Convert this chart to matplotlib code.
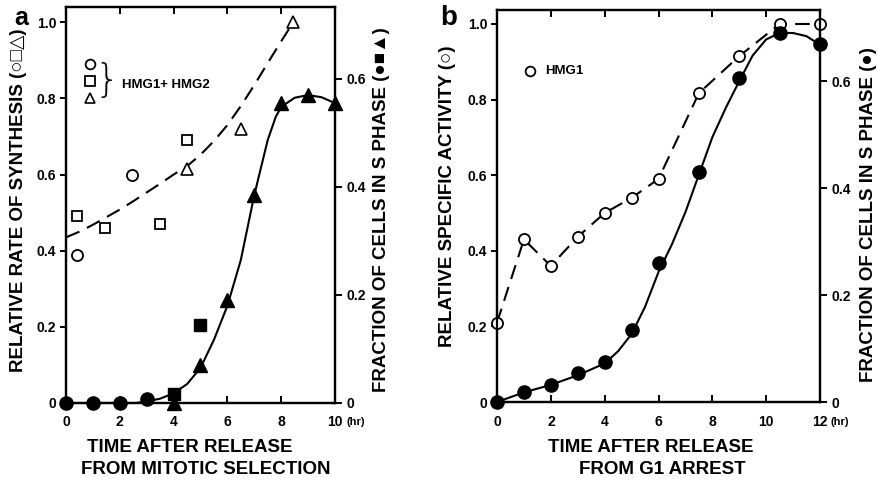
import matplotlib.pyplot as plt

plt.rcParams['font.family'] = ['Liberation Sans', 'DejaVu Sans']
plt.rcParams['font.weight'] = 'bold'

# ---- panel a : HMG1 + HMG2 synthesis after mitotic selection ----
a_circ_x = [0.4, 2.45]
a_circ_y = [0.39, 0.60]
a_sq_x = [0.4, 1.45, 3.5, 4.5]
a_sq_y = [0.49, 0.46, 0.47, 0.69]
a_tri_x = [4.5, 6.5, 8.45]
a_tri_y = [0.615, 0.72, 1.0]
a_fit_x = [0, 0.5, 1, 1.5, 2, 2.5, 3, 3.5, 4, 4.5, 5, 5.5, 6, 6.5, 7, 7.5, 8, 8.45]
a_fit_y = [0.435, 0.45, 0.468, 0.488, 0.508, 0.53, 0.553, 0.576, 0.60, 0.622, 0.652,
           0.688, 0.73, 0.78, 0.835, 0.893, 0.95, 1.0]

# fraction of cells in S phase (right axis)
a_sc_x = [0, 1, 2, 3]
a_sc_y = [0.0, 0.0, 0.0, 0.008]
a_ss_x = [4, 5]
a_ss_y = [0.017, 0.144]
a_st_x = [4, 5, 6, 7, 8, 9, 10]
a_st_y = [0.0, 0.07, 0.19, 0.385, 0.555, 0.57, 0.555]
a_sfit_x = [0, 2.6, 3, 3.5, 4, 4.5, 5, 5.5, 6, 6.5, 7, 7.5, 7.8, 8, 8.5, 9, 9.5, 10]
a_sfit_y = [0, 0, 0.003, 0.008, 0.018, 0.035, 0.065, 0.117, 0.18, 0.265, 0.385, 0.487,
            0.53, 0.548, 0.565, 0.57, 0.566, 0.555]

# ---- panel b : HMG1 after G1 arrest ----
b_t = [0, 1, 2, 3, 4, 5, 6, 7.5, 9, 10.5, 12]
b_hmg1 = [0.21, 0.43, 0.36, 0.437, 0.50, 0.54, 0.59, 0.817, 0.915, 1.0, 1.0]
b_sphase = [0.0, 0.019, 0.032, 0.054, 0.075, 0.135, 0.26, 0.43, 0.605, 0.69, 0.67]
b_sfit_x = [0, 1, 2, 3, 4, 4.5, 5, 5.5, 6, 6.5, 7, 7.5, 8, 8.5, 9, 9.5, 10, 10.5, 11, 11.5, 12]
b_sfit_y = [0, 0.018, 0.032, 0.05, 0.072, 0.095, 0.127, 0.178, 0.243, 0.295, 0.355, 0.425,
            0.495, 0.55, 0.60, 0.648, 0.678, 0.69, 0.69, 0.684, 0.668]

LFS = 13.5   # axis titles
TFS = 10     # tick labels
DASH = (0, (7, 4))
W, H = 878, 482
FAM = ['Liberation Sans', 'DejaVu Sans']

fig = plt.figure(figsize=(8.78, 4.82), dpi=100)


def px_text(x, y, s, **kw):
    # place text by pixel position (from the top-left corner)
    fig.text(x / W, 1 - y / H, s, family=FAM, fontweight='bold', **kw)


def style_axes(ax, ax2, xmax):
    for s in ax.spines.values():
        s.set_linewidth(1.6)
    for s in ax2.spines.values():
        s.set_linewidth(1.6)
    ax.set_xlim(0, xmax)
    ax.set_xticks(range(0, xmax + 1, 2))
    labels = [str(v) for v in range(0, xmax + 1, 2)]
    ax.set_xticklabels(labels, fontsize=TFS, fontweight='bold')
    ax.tick_params(axis='x', direction='in', length=5, width=1.4, top=True, pad=9)
    ax.tick_params(axis='y', direction='out', length=4, width=1.4, pad=3)
    ax2.tick_params(axis='y', direction='out', length=5, width=1.4, pad=3)
    ax.set_yticks([0, 0.2, 0.4, 0.6, 0.8, 1.0])
    ax.set_yticklabels(['0', '0.2', '0.4', '0.6', '0.8', '1.0'], fontsize=TFS, fontweight='bold')
    ax2.set_yticks([0, 0.2, 0.4, 0.6])
    ax2.set_yticklabels(['0', '0.2', '0.4', '0.6'], fontsize=TFS, fontweight='bold')


# panel a
ax = fig.add_axes([66 / W, 1 - 403 / H, 269 / W, 396 / H])
ax2 = ax.twinx()
ax.set_ylim(0, 1.04)
ax2.set_ylim(0, 0.733)
style_axes(ax, ax2, 10)

ax.plot(a_fit_x, a_fit_y, color='black', lw=1.5, linestyle=DASH)
ax.plot(a_circ_x, a_circ_y, 'o', ms=8, mfc='white', mec='black', mew=1.3)
ax.plot(a_sq_x, a_sq_y, 's', ms=7.5, mfc='white', mec='black', mew=1.3)
ax.plot(a_tri_x, a_tri_y, '^', ms=9, mfc='white', mec='black', mew=1.2)

ax2.plot(a_sfit_x, a_sfit_y, color='black', lw=1.5, clip_on=False)
ax2.plot(a_st_x, a_st_y, '^', ms=9.5, color='black', clip_on=False)
ax2.plot(a_sc_x, a_sc_y, 'o', ms=9.5, color='black', clip_on=False)
ax2.plot(a_ss_x, a_ss_y, 's', ms=8.5, color='black', clip_on=False)

# legend a
ax.plot([0.89], [0.89], 'o', ms=7, mfc='white', mec='black', mew=1.3)
ax.plot([0.89], [0.845], 's', ms=6.5, mfc='white', mec='black', mew=1.3)
ax.plot([0.89], [0.80], '^', ms=7.5, mfc='white', mec='black', mew=1.2)
ax.text(1.5, 0.845, '}', fontsize=28, fontweight='light', va='center', ha='center',
        family='DejaVu Sans')
ax.text(2.1, 0.835, 'HMG1+ HMG2', fontsize=9.5, va='center', ha='left', fontweight='bold')

px_text(19, 200, 'RELATIVE RATE OF SYNTHESIS (○□△)', fontsize=LFS, rotation=90,
        ha='center', va='center')
px_text(382, 210, 'FRACTION OF CELLS IN S PHASE (●■▲)', fontsize=LFS, rotation=90,
        ha='center', va='center')
px_text(347, 422, '(hr)', fontsize=8, va='center')
px_text(190, 448, 'TIME AFTER RELEASE', fontsize=LFS, ha='center', va='center')
px_text(206, 470, 'FROM MITOTIC SELECTION', fontsize=LFS, ha='center', va='center')
px_text(21, 18, 'a', fontsize=18, ha='center', va='center')

# panel b
bx = fig.add_axes([497 / W, 1 - 402 / H, 323 / W, 392 / H])
bx2 = bx.twinx()
bx.set_ylim(0, 1.037)
bx2.set_ylim(0, 0.733)
style_axes(bx, bx2, 12)

bx.plot(b_t, b_hmg1, color='black', lw=1.5, linestyle=DASH, clip_on=False)
bx.plot(b_t, b_hmg1, 'o', ms=8, mfc='white', mec='black', mew=1.3, clip_on=False, zorder=4)
bx2.plot(b_sfit_x, b_sfit_y, color='black', lw=1.5, clip_on=False)
bx2.plot(b_t, b_sphase, 'o', ms=9.5, color='black', clip_on=False, zorder=3)

bx.plot([1.23], [0.875], 'o', ms=7, mfc='white', mec='black', mew=1.3)
bx.text(1.8, 0.875, 'HMG1', fontsize=9.5, va='center', ha='left', fontweight='bold')

px_text(448, 196, 'RELATIVE SPECIFIC ACTIVITY (○)', fontsize=LFS, rotation=90,
        ha='center', va='center')
px_text(869, 215, 'FRACTION OF CELLS IN S PHASE (●)', fontsize=LFS, rotation=90,
        ha='center', va='center')
px_text(831, 422, '(hr)', fontsize=8, va='center')
px_text(651, 448, 'TIME AFTER RELEASE', fontsize=LFS, ha='center', va='center')
px_text(662, 470, 'FROM G1 ARREST', fontsize=LFS, ha='center', va='center')
px_text(449, 18, 'b', fontsize=20, ha='center', va='center')

fig.savefig('out.png', dpi=100)
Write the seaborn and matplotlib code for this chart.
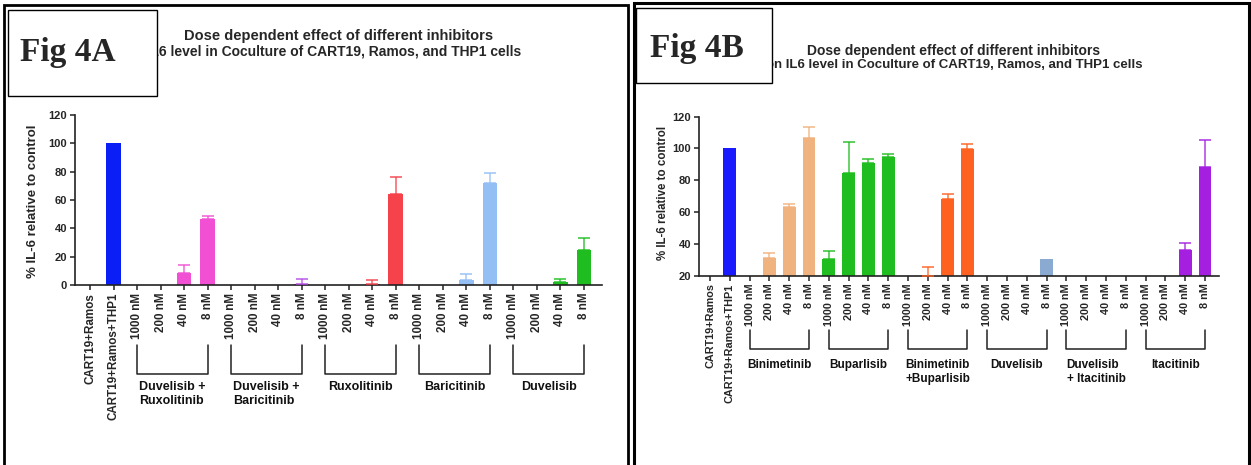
============================================================
▶ _Goal_
Every line above should be returned word for word, with the pictures left behind.

▶ _Exercise response_
Convert this chart to matplotlib code.
import matplotlib.pyplot as plt

plt.rcParams['font.family'] = ['Liberation Sans', 'DejaVu Sans']
plt.rcParams['font.weight'] = 'bold'

# ---- panel a : HMG1 + HMG2 synthesis after mitotic selection ----
a_circ_x = [0.4, 2.45]
a_circ_y = [0.39, 0.60]
a_sq_x = [0.4, 1.45, 3.5, 4.5]
a_sq_y = [0.49, 0.46, 0.47, 0.69]
a_tri_x = [4.5, 6.5, 8.45]
a_tri_y = [0.615, 0.72, 1.0]
a_fit_x = [0, 0.5, 1, 1.5, 2, 2.5, 3, 3.5, 4, 4.5, 5, 5.5, 6, 6.5, 7, 7.5, 8, 8.45]
a_fit_y = [0.435, 0.45, 0.468, 0.488, 0.508, 0.53, 0.553, 0.576, 0.60, 0.622, 0.652,
           0.688, 0.73, 0.78, 0.835, 0.893, 0.95, 1.0]

# fraction of cells in S phase (right axis)
a_sc_x = [0, 1, 2, 3]
a_sc_y = [0.0, 0.0, 0.0, 0.008]
a_ss_x = [4, 5]
a_ss_y = [0.017, 0.144]
a_st_x = [4, 5, 6, 7, 8, 9, 10]
a_st_y = [0.0, 0.07, 0.19, 0.385, 0.555, 0.57, 0.555]
a_sfit_x = [0, 2.6, 3, 3.5, 4, 4.5, 5, 5.5, 6, 6.5, 7, 7.5, 7.8, 8, 8.5, 9, 9.5, 10]
a_sfit_y = [0, 0, 0.003, 0.008, 0.018, 0.035, 0.065, 0.117, 0.18, 0.265, 0.385, 0.487,
            0.53, 0.548, 0.565, 0.57, 0.566, 0.555]

# ---- panel b : HMG1 after G1 arrest ----
b_t = [0, 1, 2, 3, 4, 5, 6, 7.5, 9, 10.5, 12]
b_hmg1 = [0.21, 0.43, 0.36, 0.437, 0.50, 0.54, 0.59, 0.817, 0.915, 1.0, 1.0]
b_sphase = [0.0, 0.019, 0.032, 0.054, 0.075, 0.135, 0.26, 0.43, 0.605, 0.69, 0.67]
b_sfit_x = [0, 1, 2, 3, 4, 4.5, 5, 5.5, 6, 6.5, 7, 7.5, 8, 8.5, 9, 9.5, 10, 10.5, 11, 11.5, 12]
b_sfit_y = [0, 0.018, 0.032, 0.05, 0.072, 0.095, 0.127, 0.178, 0.243, 0.295, 0.355, 0.425,
            0.495, 0.55, 0.60, 0.648, 0.678, 0.69, 0.69, 0.684, 0.668]

LFS = 13.5   # axis titles
TFS = 10     # tick labels
DASH = (0, (7, 4))
W, H = 878, 482
FAM = ['Liberation Sans', 'DejaVu Sans']

fig = plt.figure(figsize=(8.78, 4.82), dpi=100)


def px_text(x, y, s, **kw):
    # place text by pixel position (from the top-left corner)
    fig.text(x / W, 1 - y / H, s, family=FAM, fontweight='bold', **kw)


def style_axes(ax, ax2, xmax):
    for s in ax.spines.values():
        s.set_linewidth(1.6)
    for s in ax2.spines.values():
        s.set_linewidth(1.6)
    ax.set_xlim(0, xmax)
    ax.set_xticks(range(0, xmax + 1, 2))
    labels = [str(v) for v in range(0, xmax + 1, 2)]
    ax.set_xticklabels(labels, fontsize=TFS, fontweight='bold')
    ax.tick_params(axis='x', direction='in', length=5, width=1.4, top=True, pad=9)
    ax.tick_params(axis='y', direction='out', length=4, width=1.4, pad=3)
    ax2.tick_params(axis='y', direction='out', length=5, width=1.4, pad=3)
    ax.set_yticks([0, 0.2, 0.4, 0.6, 0.8, 1.0])
    ax.set_yticklabels(['0', '0.2', '0.4', '0.6', '0.8', '1.0'], fontsize=TFS, fontweight='bold')
    ax2.set_yticks([0, 0.2, 0.4, 0.6])
    ax2.set_yticklabels(['0', '0.2', '0.4', '0.6'], fontsize=TFS, fontweight='bold')


# panel a
ax = fig.add_axes([66 / W, 1 - 403 / H, 269 / W, 396 / H])
ax2 = ax.twinx()
ax.set_ylim(0, 1.04)
ax2.set_ylim(0, 0.733)
style_axes(ax, ax2, 10)

ax.plot(a_fit_x, a_fit_y, color='black', lw=1.5, linestyle=DASH)
ax.plot(a_circ_x, a_circ_y, 'o', ms=8, mfc='white', mec='black', mew=1.3)
ax.plot(a_sq_x, a_sq_y, 's', ms=7.5, mfc='white', mec='black', mew=1.3)
ax.plot(a_tri_x, a_tri_y, '^', ms=9, mfc='white', mec='black', mew=1.2)

ax2.plot(a_sfit_x, a_sfit_y, color='black', lw=1.5, clip_on=False)
ax2.plot(a_st_x, a_st_y, '^', ms=9.5, color='black', clip_on=False)
ax2.plot(a_sc_x, a_sc_y, 'o', ms=9.5, color='black', clip_on=False)
ax2.plot(a_ss_x, a_ss_y, 's', ms=8.5, color='black', clip_on=False)

# legend a
ax.plot([0.89], [0.89], 'o', ms=7, mfc='white', mec='black', mew=1.3)
ax.plot([0.89], [0.845], 's', ms=6.5, mfc='white', mec='black', mew=1.3)
ax.plot([0.89], [0.80], '^', ms=7.5, mfc='white', mec='black', mew=1.2)
ax.text(1.5, 0.845, '}', fontsize=28, fontweight='light', va='center', ha='center',
        family='DejaVu Sans')
ax.text(2.1, 0.835, 'HMG1+ HMG2', fontsize=9.5, va='center', ha='left', fontweight='bold')

px_text(19, 200, 'RELATIVE RATE OF SYNTHESIS (○□△)', fontsize=LFS, rotation=90,
        ha='center', va='center')
px_text(382, 210, 'FRACTION OF CELLS IN S PHASE (●■▲)', fontsize=LFS, rotation=90,
        ha='center', va='center')
px_text(347, 422, '(hr)', fontsize=8, va='center')
px_text(190, 448, 'TIME AFTER RELEASE', fontsize=LFS, ha='center', va='center')
px_text(206, 470, 'FROM MITOTIC SELECTION', fontsize=LFS, ha='center', va='center')
px_text(21, 18, 'a', fontsize=18, ha='center', va='center')

# panel b
bx = fig.add_axes([497 / W, 1 - 402 / H, 323 / W, 392 / H])
bx2 = bx.twinx()
bx.set_ylim(0, 1.037)
bx2.set_ylim(0, 0.733)
style_axes(bx, bx2, 12)

bx.plot(b_t, b_hmg1, color='black', lw=1.5, linestyle=DASH, clip_on=False)
bx.plot(b_t, b_hmg1, 'o', ms=8, mfc='white', mec='black', mew=1.3, clip_on=False, zorder=4)
bx2.plot(b_sfit_x, b_sfit_y, color='black', lw=1.5, clip_on=False)
bx2.plot(b_t, b_sphase, 'o', ms=9.5, color='black', clip_on=False, zorder=3)

bx.plot([1.23], [0.875], 'o', ms=7, mfc='white', mec='black', mew=1.3)
bx.text(1.8, 0.875, 'HMG1', fontsize=9.5, va='center', ha='left', fontweight='bold')

px_text(448, 196, 'RELATIVE SPECIFIC ACTIVITY (○)', fontsize=LFS, rotation=90,
        ha='center', va='center')
px_text(869, 215, 'FRACTION OF CELLS IN S PHASE (●)', fontsize=LFS, rotation=90,
        ha='center', va='center')
px_text(831, 422, '(hr)', fontsize=8, va='center')
px_text(651, 448, 'TIME AFTER RELEASE', fontsize=LFS, ha='center', va='center')
px_text(662, 470, 'FROM G1 ARREST', fontsize=LFS, ha='center', va='center')
px_text(449, 18, 'b', fontsize=20, ha='center', va='center')

fig.savefig('out.png', dpi=100)
Write the seaborn and matplotlib code for this chart.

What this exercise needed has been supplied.